» Work required
Go through the material and pull out every line with the string "diagram" in it.

Records with drawing code
Start

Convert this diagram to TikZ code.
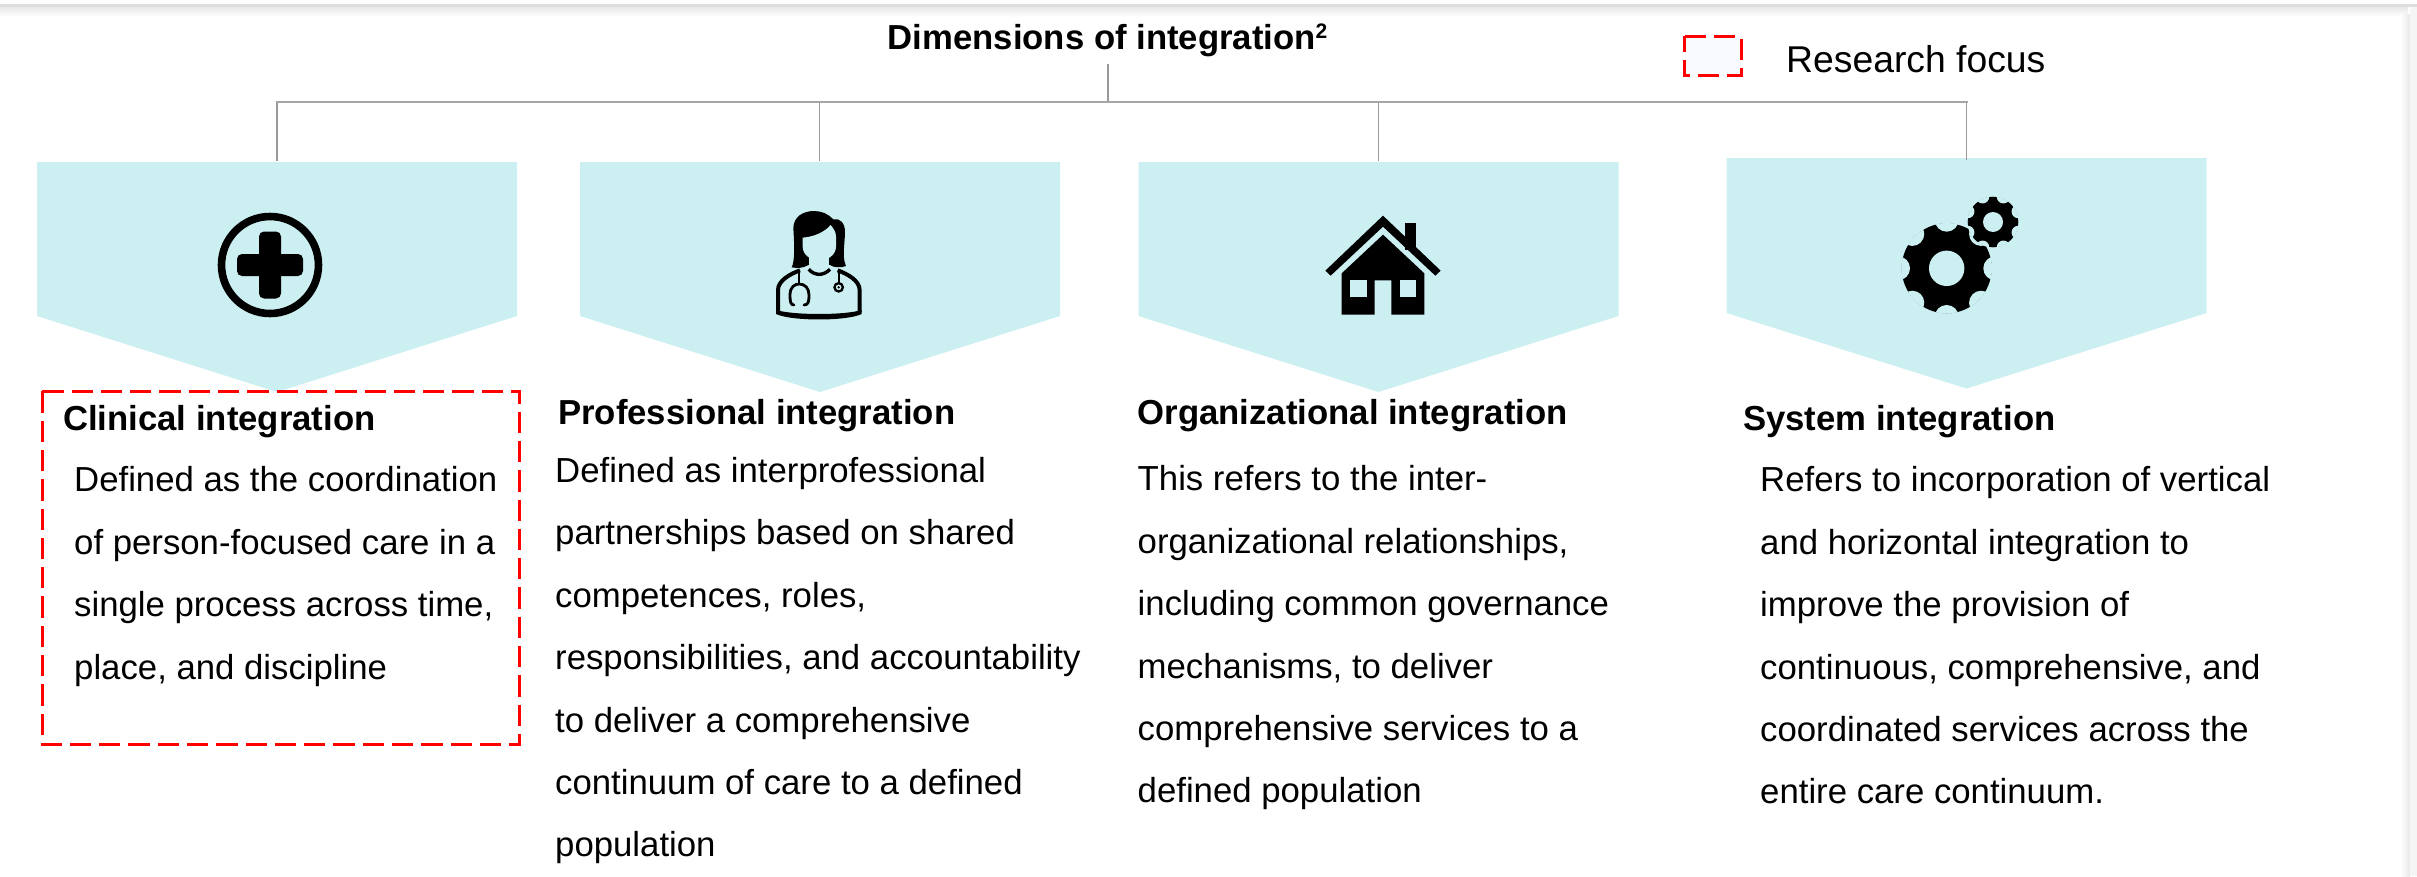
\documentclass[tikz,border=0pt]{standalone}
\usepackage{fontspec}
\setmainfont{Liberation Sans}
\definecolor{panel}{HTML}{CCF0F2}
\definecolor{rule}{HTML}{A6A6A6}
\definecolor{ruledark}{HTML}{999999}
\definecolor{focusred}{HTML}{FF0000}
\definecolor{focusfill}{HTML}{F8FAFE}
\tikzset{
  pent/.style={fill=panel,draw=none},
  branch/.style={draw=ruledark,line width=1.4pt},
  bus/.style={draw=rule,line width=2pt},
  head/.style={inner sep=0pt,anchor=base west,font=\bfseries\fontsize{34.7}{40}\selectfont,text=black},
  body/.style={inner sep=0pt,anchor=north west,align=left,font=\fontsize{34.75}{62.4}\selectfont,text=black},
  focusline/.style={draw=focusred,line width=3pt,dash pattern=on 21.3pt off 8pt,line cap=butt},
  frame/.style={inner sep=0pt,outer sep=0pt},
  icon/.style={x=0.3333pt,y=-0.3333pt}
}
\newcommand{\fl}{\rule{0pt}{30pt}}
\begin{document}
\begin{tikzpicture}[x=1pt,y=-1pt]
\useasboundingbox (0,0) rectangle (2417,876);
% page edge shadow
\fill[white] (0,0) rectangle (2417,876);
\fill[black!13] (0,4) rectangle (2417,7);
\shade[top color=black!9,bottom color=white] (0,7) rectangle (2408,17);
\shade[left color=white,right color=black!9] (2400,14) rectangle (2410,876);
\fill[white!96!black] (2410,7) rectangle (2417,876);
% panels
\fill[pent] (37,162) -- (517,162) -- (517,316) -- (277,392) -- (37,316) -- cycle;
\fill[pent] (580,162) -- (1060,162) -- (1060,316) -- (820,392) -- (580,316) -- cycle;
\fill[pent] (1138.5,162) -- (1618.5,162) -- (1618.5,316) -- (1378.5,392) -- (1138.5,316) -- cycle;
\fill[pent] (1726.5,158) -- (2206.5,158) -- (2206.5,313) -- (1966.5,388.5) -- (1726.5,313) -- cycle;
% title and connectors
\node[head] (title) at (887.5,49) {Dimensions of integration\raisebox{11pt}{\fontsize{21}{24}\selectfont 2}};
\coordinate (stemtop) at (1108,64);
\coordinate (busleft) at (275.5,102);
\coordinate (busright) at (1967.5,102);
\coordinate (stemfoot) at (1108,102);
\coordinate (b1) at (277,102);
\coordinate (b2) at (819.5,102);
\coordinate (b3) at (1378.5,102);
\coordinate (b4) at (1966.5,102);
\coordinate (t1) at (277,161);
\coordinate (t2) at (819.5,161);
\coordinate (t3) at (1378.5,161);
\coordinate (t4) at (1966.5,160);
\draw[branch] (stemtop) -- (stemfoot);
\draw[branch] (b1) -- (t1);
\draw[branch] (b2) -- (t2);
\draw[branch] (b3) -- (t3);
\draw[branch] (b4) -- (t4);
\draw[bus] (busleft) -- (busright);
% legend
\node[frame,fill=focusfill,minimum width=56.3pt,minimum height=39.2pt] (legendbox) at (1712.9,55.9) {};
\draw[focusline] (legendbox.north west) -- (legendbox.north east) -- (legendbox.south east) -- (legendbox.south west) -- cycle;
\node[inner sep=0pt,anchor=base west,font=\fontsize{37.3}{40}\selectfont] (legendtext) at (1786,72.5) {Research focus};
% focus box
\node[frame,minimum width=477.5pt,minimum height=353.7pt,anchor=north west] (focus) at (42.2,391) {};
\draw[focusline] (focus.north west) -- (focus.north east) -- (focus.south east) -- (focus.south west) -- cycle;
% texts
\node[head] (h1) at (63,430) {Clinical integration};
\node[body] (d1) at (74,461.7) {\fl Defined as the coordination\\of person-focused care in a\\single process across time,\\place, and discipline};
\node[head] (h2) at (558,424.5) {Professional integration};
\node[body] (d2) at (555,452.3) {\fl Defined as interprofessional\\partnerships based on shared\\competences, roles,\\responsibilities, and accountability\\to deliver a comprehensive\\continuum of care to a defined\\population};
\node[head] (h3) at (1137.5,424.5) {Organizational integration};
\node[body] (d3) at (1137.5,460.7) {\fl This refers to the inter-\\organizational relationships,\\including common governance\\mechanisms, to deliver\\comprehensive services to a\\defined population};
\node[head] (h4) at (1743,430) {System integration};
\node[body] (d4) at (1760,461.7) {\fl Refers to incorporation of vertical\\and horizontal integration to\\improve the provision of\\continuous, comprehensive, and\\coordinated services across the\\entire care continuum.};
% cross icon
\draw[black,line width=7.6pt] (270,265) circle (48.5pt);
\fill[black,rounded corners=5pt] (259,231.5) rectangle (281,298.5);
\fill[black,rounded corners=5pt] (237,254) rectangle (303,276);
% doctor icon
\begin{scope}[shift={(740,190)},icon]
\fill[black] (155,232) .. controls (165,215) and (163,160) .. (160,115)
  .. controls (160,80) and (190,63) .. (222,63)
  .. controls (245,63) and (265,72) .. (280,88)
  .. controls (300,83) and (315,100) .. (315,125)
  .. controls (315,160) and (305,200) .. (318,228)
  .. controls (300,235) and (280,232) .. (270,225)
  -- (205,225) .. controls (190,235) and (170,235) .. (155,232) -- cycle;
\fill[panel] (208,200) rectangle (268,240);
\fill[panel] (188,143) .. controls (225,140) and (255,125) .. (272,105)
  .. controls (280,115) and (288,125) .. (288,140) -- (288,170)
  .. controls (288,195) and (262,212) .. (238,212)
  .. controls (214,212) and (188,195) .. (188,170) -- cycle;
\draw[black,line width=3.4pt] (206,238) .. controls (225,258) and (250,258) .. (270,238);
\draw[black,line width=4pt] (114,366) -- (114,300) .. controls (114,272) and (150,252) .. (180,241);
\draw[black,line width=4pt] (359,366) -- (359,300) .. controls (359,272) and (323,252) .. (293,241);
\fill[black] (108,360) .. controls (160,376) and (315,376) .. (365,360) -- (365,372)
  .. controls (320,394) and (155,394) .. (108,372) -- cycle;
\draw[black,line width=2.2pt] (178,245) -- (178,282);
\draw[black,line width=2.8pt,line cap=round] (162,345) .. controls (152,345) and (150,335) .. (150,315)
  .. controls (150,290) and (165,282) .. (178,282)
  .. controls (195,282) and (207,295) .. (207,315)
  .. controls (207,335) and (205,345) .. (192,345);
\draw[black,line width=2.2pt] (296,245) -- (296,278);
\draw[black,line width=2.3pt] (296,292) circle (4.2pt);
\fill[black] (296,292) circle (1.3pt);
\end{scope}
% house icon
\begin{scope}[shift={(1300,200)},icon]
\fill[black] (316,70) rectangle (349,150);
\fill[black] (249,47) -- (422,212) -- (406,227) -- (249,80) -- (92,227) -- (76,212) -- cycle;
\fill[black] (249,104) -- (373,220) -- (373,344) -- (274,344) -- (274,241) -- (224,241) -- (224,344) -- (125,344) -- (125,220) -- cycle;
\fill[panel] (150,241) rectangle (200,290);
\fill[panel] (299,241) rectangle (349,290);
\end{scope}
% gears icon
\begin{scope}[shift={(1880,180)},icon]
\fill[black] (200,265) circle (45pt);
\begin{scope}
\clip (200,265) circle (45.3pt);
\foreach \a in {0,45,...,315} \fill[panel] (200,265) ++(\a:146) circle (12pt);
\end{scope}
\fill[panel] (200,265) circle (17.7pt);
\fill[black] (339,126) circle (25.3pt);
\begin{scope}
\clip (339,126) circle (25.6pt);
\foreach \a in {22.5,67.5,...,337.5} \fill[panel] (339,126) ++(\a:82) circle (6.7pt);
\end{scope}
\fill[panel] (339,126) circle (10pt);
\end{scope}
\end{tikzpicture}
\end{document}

End
Start

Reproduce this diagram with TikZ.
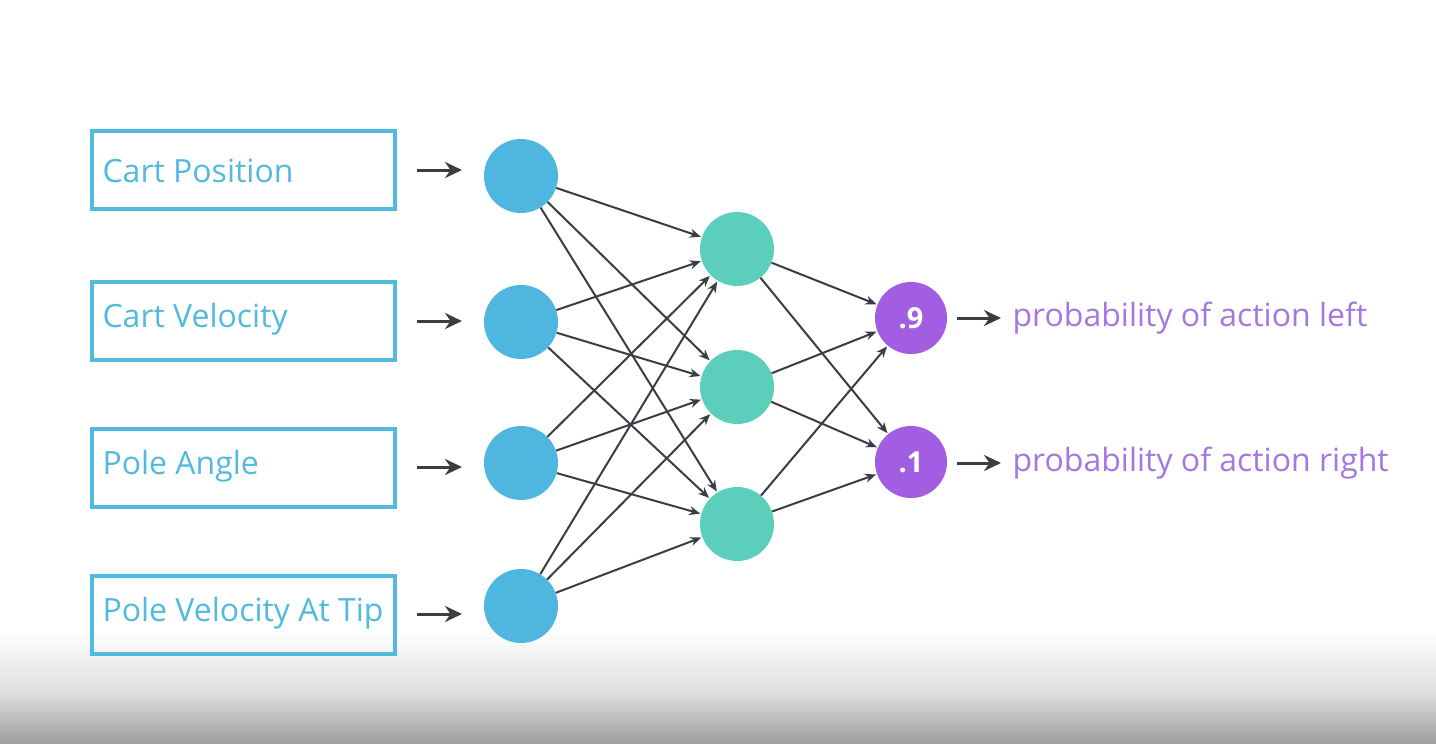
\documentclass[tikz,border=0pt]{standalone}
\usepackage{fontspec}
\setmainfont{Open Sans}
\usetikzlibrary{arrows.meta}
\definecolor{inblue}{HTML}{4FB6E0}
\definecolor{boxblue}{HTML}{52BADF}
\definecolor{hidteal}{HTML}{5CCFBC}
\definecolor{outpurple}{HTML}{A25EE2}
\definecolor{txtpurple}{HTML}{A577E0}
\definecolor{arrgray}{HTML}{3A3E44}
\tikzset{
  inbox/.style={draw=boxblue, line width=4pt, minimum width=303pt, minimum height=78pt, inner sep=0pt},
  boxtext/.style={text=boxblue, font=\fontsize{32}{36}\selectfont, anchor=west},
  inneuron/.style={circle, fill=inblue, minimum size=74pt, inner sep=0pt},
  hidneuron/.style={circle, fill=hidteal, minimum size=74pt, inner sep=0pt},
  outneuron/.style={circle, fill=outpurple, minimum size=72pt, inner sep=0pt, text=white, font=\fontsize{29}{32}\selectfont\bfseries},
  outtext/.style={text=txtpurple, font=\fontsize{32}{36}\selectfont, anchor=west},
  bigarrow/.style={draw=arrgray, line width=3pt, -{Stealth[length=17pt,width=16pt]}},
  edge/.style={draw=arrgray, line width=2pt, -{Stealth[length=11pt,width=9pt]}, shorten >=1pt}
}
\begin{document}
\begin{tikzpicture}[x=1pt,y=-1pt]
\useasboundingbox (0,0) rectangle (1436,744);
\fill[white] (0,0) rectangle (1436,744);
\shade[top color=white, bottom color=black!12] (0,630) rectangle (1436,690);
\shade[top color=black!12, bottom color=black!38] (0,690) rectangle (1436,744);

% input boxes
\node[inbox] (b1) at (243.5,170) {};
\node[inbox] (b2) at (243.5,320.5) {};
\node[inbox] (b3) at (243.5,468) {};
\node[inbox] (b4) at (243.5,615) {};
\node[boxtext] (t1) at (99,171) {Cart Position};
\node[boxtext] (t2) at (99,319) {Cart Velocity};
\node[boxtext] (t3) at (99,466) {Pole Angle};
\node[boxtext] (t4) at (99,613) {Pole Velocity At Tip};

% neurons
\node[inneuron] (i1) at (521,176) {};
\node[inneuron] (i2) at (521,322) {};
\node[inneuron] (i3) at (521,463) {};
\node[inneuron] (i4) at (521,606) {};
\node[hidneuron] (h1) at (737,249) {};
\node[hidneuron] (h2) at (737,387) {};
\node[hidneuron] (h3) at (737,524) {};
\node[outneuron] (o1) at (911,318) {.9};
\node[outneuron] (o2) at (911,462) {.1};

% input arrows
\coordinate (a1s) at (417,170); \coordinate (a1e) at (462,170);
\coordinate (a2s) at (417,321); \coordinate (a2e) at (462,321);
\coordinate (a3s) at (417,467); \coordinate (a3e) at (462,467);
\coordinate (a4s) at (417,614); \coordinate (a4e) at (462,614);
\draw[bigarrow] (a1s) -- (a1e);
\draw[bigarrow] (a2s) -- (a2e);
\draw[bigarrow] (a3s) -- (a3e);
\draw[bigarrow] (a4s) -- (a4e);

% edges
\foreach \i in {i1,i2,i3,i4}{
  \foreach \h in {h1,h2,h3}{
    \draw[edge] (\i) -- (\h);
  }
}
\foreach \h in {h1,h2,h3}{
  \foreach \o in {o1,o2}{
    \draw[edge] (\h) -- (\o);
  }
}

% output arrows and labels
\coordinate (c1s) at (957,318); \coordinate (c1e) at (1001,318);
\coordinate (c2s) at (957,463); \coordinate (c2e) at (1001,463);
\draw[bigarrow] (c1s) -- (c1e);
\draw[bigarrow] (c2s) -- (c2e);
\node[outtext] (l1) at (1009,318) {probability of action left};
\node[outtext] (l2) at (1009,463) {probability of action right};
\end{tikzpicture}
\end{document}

End

» Exercise response
Convert this diagram to TikZ code.
Reproduce this diagram with TikZ.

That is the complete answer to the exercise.